§ Information provided:
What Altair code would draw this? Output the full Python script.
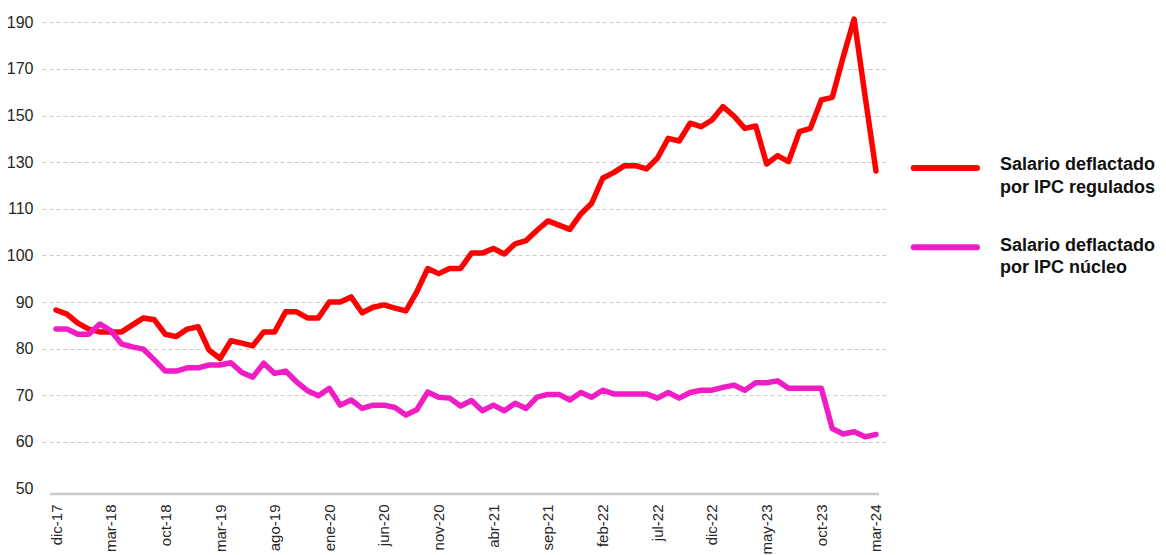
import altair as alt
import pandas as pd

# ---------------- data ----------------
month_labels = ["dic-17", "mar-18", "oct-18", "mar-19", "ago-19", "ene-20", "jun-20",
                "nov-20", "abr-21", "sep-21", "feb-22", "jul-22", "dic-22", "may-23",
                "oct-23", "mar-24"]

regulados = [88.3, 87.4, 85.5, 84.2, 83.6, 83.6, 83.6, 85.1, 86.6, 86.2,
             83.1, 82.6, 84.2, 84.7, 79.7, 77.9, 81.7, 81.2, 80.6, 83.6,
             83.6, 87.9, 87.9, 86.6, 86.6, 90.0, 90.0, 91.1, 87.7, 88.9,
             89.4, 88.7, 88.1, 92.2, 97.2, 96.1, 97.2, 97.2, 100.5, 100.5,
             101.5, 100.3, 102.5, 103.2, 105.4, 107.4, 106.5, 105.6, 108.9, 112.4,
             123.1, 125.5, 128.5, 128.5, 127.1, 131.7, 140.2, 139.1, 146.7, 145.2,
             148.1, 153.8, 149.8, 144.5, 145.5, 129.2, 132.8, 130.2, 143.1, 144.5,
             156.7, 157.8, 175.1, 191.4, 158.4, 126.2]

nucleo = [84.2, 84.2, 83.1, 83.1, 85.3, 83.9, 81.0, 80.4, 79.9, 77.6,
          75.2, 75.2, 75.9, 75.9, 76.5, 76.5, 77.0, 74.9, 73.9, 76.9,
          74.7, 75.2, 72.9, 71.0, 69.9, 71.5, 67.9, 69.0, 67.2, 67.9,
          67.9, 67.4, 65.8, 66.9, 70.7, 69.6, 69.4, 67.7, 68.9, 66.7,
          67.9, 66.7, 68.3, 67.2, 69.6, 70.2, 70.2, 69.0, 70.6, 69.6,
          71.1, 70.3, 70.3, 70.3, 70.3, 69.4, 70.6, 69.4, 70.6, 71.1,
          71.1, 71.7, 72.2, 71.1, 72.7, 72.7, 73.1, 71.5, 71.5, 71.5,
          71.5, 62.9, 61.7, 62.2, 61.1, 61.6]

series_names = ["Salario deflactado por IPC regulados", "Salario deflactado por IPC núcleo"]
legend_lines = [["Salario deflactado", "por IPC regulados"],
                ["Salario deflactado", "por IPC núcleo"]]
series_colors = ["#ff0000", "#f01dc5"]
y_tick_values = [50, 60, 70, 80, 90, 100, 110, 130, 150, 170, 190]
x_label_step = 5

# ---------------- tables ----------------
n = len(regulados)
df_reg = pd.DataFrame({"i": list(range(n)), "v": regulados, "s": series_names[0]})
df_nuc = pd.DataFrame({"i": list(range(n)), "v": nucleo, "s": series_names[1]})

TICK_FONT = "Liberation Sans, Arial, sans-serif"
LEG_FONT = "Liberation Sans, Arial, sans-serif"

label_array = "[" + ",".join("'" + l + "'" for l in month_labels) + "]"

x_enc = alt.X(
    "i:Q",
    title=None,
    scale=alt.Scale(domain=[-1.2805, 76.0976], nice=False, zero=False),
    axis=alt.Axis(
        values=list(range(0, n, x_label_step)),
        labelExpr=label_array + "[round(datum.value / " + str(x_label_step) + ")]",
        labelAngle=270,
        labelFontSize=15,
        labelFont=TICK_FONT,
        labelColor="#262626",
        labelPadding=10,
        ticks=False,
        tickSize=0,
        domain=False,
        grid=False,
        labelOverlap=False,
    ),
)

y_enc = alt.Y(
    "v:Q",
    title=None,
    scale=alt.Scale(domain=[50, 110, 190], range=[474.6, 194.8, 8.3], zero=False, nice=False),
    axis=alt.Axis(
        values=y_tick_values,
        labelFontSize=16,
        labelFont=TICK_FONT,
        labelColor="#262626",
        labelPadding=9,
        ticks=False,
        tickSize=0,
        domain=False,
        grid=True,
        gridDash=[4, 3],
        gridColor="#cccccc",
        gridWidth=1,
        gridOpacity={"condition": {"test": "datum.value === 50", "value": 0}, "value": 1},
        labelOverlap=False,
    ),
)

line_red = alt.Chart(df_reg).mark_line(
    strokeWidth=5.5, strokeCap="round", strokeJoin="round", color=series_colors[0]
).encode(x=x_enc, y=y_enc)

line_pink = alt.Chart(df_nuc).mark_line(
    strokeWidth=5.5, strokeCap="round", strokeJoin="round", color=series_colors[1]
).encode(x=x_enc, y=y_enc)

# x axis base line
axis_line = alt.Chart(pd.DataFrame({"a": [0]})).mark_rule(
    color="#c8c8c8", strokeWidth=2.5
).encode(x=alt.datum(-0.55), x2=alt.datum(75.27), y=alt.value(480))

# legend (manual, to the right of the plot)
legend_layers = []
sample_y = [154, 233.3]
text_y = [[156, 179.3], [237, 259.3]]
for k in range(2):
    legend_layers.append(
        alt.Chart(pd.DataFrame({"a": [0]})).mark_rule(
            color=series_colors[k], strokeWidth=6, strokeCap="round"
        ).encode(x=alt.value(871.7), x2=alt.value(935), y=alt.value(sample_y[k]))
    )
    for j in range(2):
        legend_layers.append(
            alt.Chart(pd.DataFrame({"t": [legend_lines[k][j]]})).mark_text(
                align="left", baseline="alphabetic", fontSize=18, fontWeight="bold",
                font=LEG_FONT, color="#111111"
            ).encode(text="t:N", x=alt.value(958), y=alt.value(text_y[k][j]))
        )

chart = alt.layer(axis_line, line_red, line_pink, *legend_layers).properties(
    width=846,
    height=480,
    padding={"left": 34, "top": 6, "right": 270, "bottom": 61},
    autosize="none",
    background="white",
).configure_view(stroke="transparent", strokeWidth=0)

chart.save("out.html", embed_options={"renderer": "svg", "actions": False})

§ What is asked: Every line above should be repeated exactly; pictures stay out of the copy.

§ Result of the exercise:
What Altair code would draw this? Output the full Python script.
import altair as alt
import pandas as pd

# ---------------- data ----------------
month_labels = ["dic-17", "mar-18", "oct-18", "mar-19", "ago-19", "ene-20", "jun-20",
                "nov-20", "abr-21", "sep-21", "feb-22", "jul-22", "dic-22", "may-23",
                "oct-23", "mar-24"]

regulados = [88.3, 87.4, 85.5, 84.2, 83.6, 83.6, 83.6, 85.1, 86.6, 86.2,
             83.1, 82.6, 84.2, 84.7, 79.7, 77.9, 81.7, 81.2, 80.6, 83.6,
             83.6, 87.9, 87.9, 86.6, 86.6, 90.0, 90.0, 91.1, 87.7, 88.9,
             89.4, 88.7, 88.1, 92.2, 97.2, 96.1, 97.2, 97.2, 100.5, 100.5,
             101.5, 100.3, 102.5, 103.2, 105.4, 107.4, 106.5, 105.6, 108.9, 112.4,
             123.1, 125.5, 128.5, 128.5, 127.1, 131.7, 140.2, 139.1, 146.7, 145.2,
             148.1, 153.8, 149.8, 144.5, 145.5, 129.2, 132.8, 130.2, 143.1, 144.5,
             156.7, 157.8, 175.1, 191.4, 158.4, 126.2]

nucleo = [84.2, 84.2, 83.1, 83.1, 85.3, 83.9, 81.0, 80.4, 79.9, 77.6,
          75.2, 75.2, 75.9, 75.9, 76.5, 76.5, 77.0, 74.9, 73.9, 76.9,
          74.7, 75.2, 72.9, 71.0, 69.9, 71.5, 67.9, 69.0, 67.2, 67.9,
          67.9, 67.4, 65.8, 66.9, 70.7, 69.6, 69.4, 67.7, 68.9, 66.7,
          67.9, 66.7, 68.3, 67.2, 69.6, 70.2, 70.2, 69.0, 70.6, 69.6,
          71.1, 70.3, 70.3, 70.3, 70.3, 69.4, 70.6, 69.4, 70.6, 71.1,
          71.1, 71.7, 72.2, 71.1, 72.7, 72.7, 73.1, 71.5, 71.5, 71.5,
          71.5, 62.9, 61.7, 62.2, 61.1, 61.6]

series_names = ["Salario deflactado por IPC regulados", "Salario deflactado por IPC núcleo"]
legend_lines = [["Salario deflactado", "por IPC regulados"],
                ["Salario deflactado", "por IPC núcleo"]]
series_colors = ["#ff0000", "#f01dc5"]
y_tick_values = [50, 60, 70, 80, 90, 100, 110, 130, 150, 170, 190]
x_label_step = 5

# ---------------- tables ----------------
n = len(regulados)
df_reg = pd.DataFrame({"i": list(range(n)), "v": regulados, "s": series_names[0]})
df_nuc = pd.DataFrame({"i": list(range(n)), "v": nucleo, "s": series_names[1]})

TICK_FONT = "Liberation Sans, Arial, sans-serif"
LEG_FONT = "Liberation Sans, Arial, sans-serif"

label_array = "[" + ",".join("'" + l + "'" for l in month_labels) + "]"

x_enc = alt.X(
    "i:Q",
    title=None,
    scale=alt.Scale(domain=[-1.2805, 76.0976], nice=False, zero=False),
    axis=alt.Axis(
        values=list(range(0, n, x_label_step)),
        labelExpr=label_array + "[round(datum.value / " + str(x_label_step) + ")]",
        labelAngle=270,
        labelFontSize=15,
        labelFont=TICK_FONT,
        labelColor="#262626",
        labelPadding=10,
        ticks=False,
        tickSize=0,
        domain=False,
        grid=False,
        labelOverlap=False,
    ),
)

y_enc = alt.Y(
    "v:Q",
    title=None,
    scale=alt.Scale(domain=[50, 110, 190], range=[474.6, 194.8, 8.3], zero=False, nice=False),
    axis=alt.Axis(
        values=y_tick_values,
        labelFontSize=16,
        labelFont=TICK_FONT,
        labelColor="#262626",
        labelPadding=9,
        ticks=False,
        tickSize=0,
        domain=False,
        grid=True,
        gridDash=[4, 3],
        gridColor="#cccccc",
        gridWidth=1,
        gridOpacity={"condition": {"test": "datum.value === 50", "value": 0}, "value": 1},
        labelOverlap=False,
    ),
)

line_red = alt.Chart(df_reg).mark_line(
    strokeWidth=5.5, strokeCap="round", strokeJoin="round", color=series_colors[0]
).encode(x=x_enc, y=y_enc)

line_pink = alt.Chart(df_nuc).mark_line(
    strokeWidth=5.5, strokeCap="round", strokeJoin="round", color=series_colors[1]
).encode(x=x_enc, y=y_enc)

# x axis base line
axis_line = alt.Chart(pd.DataFrame({"a": [0]})).mark_rule(
    color="#c8c8c8", strokeWidth=2.5
).encode(x=alt.datum(-0.55), x2=alt.datum(75.27), y=alt.value(480))

# legend (manual, to the right of the plot)
legend_layers = []
sample_y = [154, 233.3]
text_y = [[156, 179.3], [237, 259.3]]
for k in range(2):
    legend_layers.append(
        alt.Chart(pd.DataFrame({"a": [0]})).mark_rule(
            color=series_colors[k], strokeWidth=6, strokeCap="round"
        ).encode(x=alt.value(871.7), x2=alt.value(935), y=alt.value(sample_y[k]))
    )
    for j in range(2):
        legend_layers.append(
            alt.Chart(pd.DataFrame({"t": [legend_lines[k][j]]})).mark_text(
                align="left", baseline="alphabetic", fontSize=18, fontWeight="bold",
                font=LEG_FONT, color="#111111"
            ).encode(text="t:N", x=alt.value(958), y=alt.value(text_y[k][j]))
        )

chart = alt.layer(axis_line, line_red, line_pink, *legend_layers).properties(
    width=846,
    height=480,
    padding={"left": 34, "top": 6, "right": 270, "bottom": 61},
    autosize="none",
    background="white",
).configure_view(stroke="transparent", strokeWidth=0)

chart.save("out.html", embed_options={"renderer": "svg", "actions": False})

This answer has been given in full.